Southwest broiling as summer kicks off with scorching temperatures
PHOENIX - The first day of summer brought some of the worst heat the Southwest U.S. has seen in years, forcing flights to be canceled, straining the power grid and making life miserable for workers toiling in temperatures that reached 120 degrees or higher in some desert cities.
Arizona, Nevada and California saw dramatic temperatures Tuesday as researchers say deadly heat waves like this one were going to grow more frequent.
Meteorologists in Phoenix said Tuesday evening the temperature topped out at 119 degrees — one that has only been matched or surpassed four other times.

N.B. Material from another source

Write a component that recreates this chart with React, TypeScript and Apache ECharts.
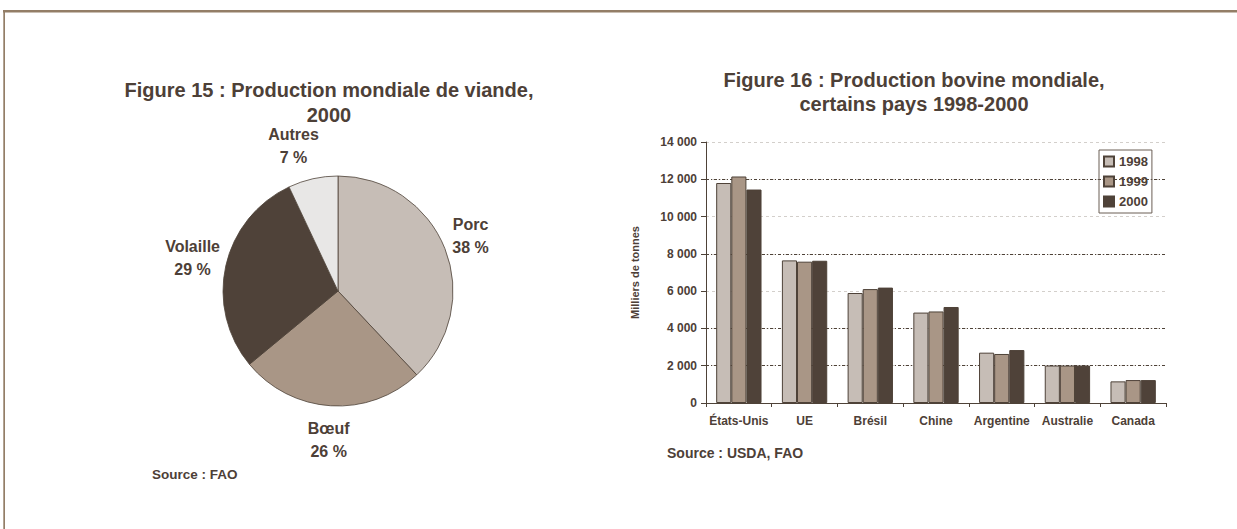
import React, { useEffect, useRef } from 'react';
import * as echarts from 'echarts';

// ---- Data ----
const meatCategories = ['Porc', 'Bœuf', 'Volaille', 'Autres'];
const meatShares = [38, 26, 29, 7];

const countries = ['États-Unis', 'UE', 'Brésil', 'Chine', 'Argentine', 'Australie', 'Canada'];
const years = ['1998', '1999', '2000'];
const prod1998 = [11800, 7650, 5900, 4850, 2700, 2010, 1160];
const prod1999 = [12150, 7580, 6110, 4910, 2630, 2010, 1230];
const prod2000 = [11450, 7630, 6190, 5150, 2840, 2010, 1230];
const darkGridValues = [2000, 4000, 8000, 12000];
const yMax = 14000;
const yStep = 2000;

// ---- Styles ----
const TEXT = '#4d4037';
const EDGE = '#4e4238';
const FRAME = '#937e67';
const pieColors = ['#c6bdb6', '#a99686', '#4f4239', '#e8e7e6'];
const pieLabelPadding = [[0, 12, 0, 0], [0, 0, 0, 0], [0, 0, 0, 0], [0, 24, 0, 0]];
const barColors = ['#c6bdb6', '#a99686', '#4f4239'];
const FONT = '"Liberation Sans", Arial, sans-serif';

export default function App() {
  const ref = useRef<HTMLDivElement>(null);

  useEffect(() => {
    const chart = echarts.init(ref.current!, null, { renderer: 'svg' });
    const barData = [prod1998, prod1999, prod2000];
    const pieData = meatCategories.map((n, i) => ({
      name: n,
      value: meatShares[i],
      itemStyle: { color: pieColors[i] },
    }));

    chart.setOption({
      animation: false,
      backgroundColor: '#ffffff',
      textStyle: { fontFamily: FONT },
      graphic: [
        { type: 'rect', shape: { x: 3, y: 10, width: 1234, height: 2.5 }, style: { fill: FRAME }, silent: true },
        { type: 'rect', shape: { x: 3.3, y: 10, width: 1.7, height: 519 }, style: { fill: FRAME }, silent: true },
        {
          type: 'text', x: 329, y: 77, silent: true,
          style: {
            text: 'Figure 15 : Production mondiale de viande,\n2000',
            fill: TEXT, font: `bold 20px ${FONT}`, textAlign: 'center', textVerticalAlign: 'top', lineHeight: 25,
          },
        },
        {
          type: 'text', x: 914, y: 68, silent: true,
          style: {
            text: 'Figure 16 : Production bovine mondiale,\ncertains pays 1998-2000',
            fill: TEXT, font: `bold 20px ${FONT}`, textAlign: 'center', textVerticalAlign: 'top', lineHeight: 24,
          },
        },
        {
          type: 'text', x: 152, y: 474, silent: true,
          style: { text: 'Source : FAO', fill: TEXT, font: `bold 13.5px ${FONT}`, textAlign: 'left', textVerticalAlign: 'middle' },
        },
        {
          type: 'text', x: 667, y: 453, silent: true,
          style: { text: 'Source : USDA, FAO', fill: TEXT, font: `bold 14px ${FONT}`, textAlign: 'left', textVerticalAlign: 'middle' },
        },
      ],
      legend: {
        orient: 'vertical',
        left: 1099,
        top: 150,
        data: years,
        icon: 'rect',
        itemWidth: 10,
        itemHeight: 10,
        itemGap: 7,
        padding: [5, 4, 5, 4],
        borderColor: '#6b5e55',
        borderWidth: 1,
        textStyle: { fontSize: 13, fontWeight: 'bold', color: TEXT, fontFamily: FONT },
      },
      grid: { left: 706, right: 71, top: 142, bottom: 126 },
      xAxis: {
        type: 'category',
        data: countries,
        axisLine: { lineStyle: { color: EDGE, width: 1 } },
        axisTick: { show: true, length: 4, lineStyle: { color: EDGE } },
        axisLabel: { interval: 0, fontSize: 12, fontWeight: 'bold', color: TEXT, margin: 12, fontFamily: FONT },
      },
      yAxis: {
        type: 'value',
        min: 0,
        max: yMax,
        interval: yStep,
        name: 'Milliers de tonnes',
        nameLocation: 'middle',
        nameGap: 66,
        nameRotate: 90,
        nameTextStyle: { fontSize: 11, fontWeight: 'bold', color: TEXT, fontFamily: FONT },
        axisLine: { show: true, lineStyle: { color: EDGE, width: 1 } },
        axisTick: { show: true, length: 5, lineStyle: { color: EDGE } },
        axisLabel: {
          fontSize: 12, fontWeight: 'bold', color: TEXT, margin: 9, fontFamily: FONT,
          formatter: (v: number) => String(v).replace(/\B(?=(\d{3})+(?!\d))/g, ' '),
        },
        splitLine: { show: true, lineStyle: { color: '#d3cfcb', type: [3, 3], width: 1 } },
      },
      series: [
        ...years.map((y, i) => ({
          type: 'bar',
          name: y,
          data: barData[i],
          barGap: '0%',
          barCategoryGap: '31%',
          z: 2,
          itemStyle: { color: barColors[i], borderColor: EDGE, borderWidth: 1 },
          ...(i === 0
            ? {
                markLine: {
                  silent: true,
                  z: 1,
                  symbol: ['none', 'none'],
                  label: { show: false },
                  lineStyle: { color: EDGE, type: [3, 2, 1, 2], width: 1 },
                  data: darkGridValues.map((v) => ({ yAxis: v })),
                },
              }
            : {}),
        })),
        {
          type: 'pie',
          center: [338, 291],
          radius: 115,
          startAngle: 90,
          clockwise: true,
          silent: true,
          data: pieData,
          label: { show: false },
          labelLine: { show: false },
          itemStyle: { borderColor: EDGE, borderWidth: 0.8 },
        },
        {
          type: 'pie',
          center: [338, 291],
          radius: [0, 292],
          startAngle: 90,
          clockwise: true,
          silent: true,
          z: 3,
          data: meatCategories.map((n, i) => ({
            name: n,
            value: meatShares[i],
            label: { padding: pieLabelPadding[i] },
          })),
          itemStyle: { color: 'rgba(0,0,0,0)', borderWidth: 0 },
          label: {
            show: true,
            position: 'inside',
            rotate: 0,
            formatter: '{b}\n{c} %',
            fontSize: 16,
            fontWeight: 'bold',
            color: TEXT,
            lineHeight: 23,
            fontFamily: FONT,
          },
          labelLine: { show: false },
          emphasis: { disabled: true },
        },
      ],
    });

    return () => chart.dispose();
  }, []);

  return (
    <div
      ref={ref}
      style={{ position: 'fixed', left: 0, top: 0, width: 1237, height: 529, background: '#fff' }}
    />
  );
}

The forecast called for a high of 120 degrees in Phoenix, which it hasn’t seen in more than two decades. Phoenix has hit 120 only three times in recorded history. The record high was 122 degrees on June 26, 1990.
Death Valley, Calif., reached 125 and Palm Springs, Calif., hit 121, still a degree lower than the same day last year.
The operator of California’s power grid called on people to conserve electricity during peak hours.
Workers at a construction site in a Phoenix suburb huddled under an excavator to find a sliver of a shade during a break. At another building site, men in hard hats and yellow vests labored and sweated in the heat, downing water to stay hydrated. Project superintendent Tommy Russell said his company has held weekly safety meetings to prepare for the heat, and he will send workers home if it hits 120.
Las Vegas also baked. Visitors tried to stay inside air-conditioned casinos. Others went to a bar where the temperature is set at 23 degrees and glasses, walls and seats are sculpted from ice.
Tonya and Lavonda Williams traveled to Sin City from Orlando, Fla., to see the Backstreet Boys in concert. Walking on the Strip in 112 degrees was too much to handle, even for people accustomed to heat.
“This is like the oven door is open,” Lavonda Williams said as the sisters walked from a pedestrian bridge into The Palazzo casino-resort.
The weather comes as new research found that nearly one in three people now experience 20 days a year when the heat reaches deadly levels. The study of nearly 2,000 deadly heat waves worldwide since 1980 was published Monday in the journal Nature Climate Change. But the study predicts that up to three in four people worldwide will endure that kind of heat by the end of the century, if global warming continues unabated.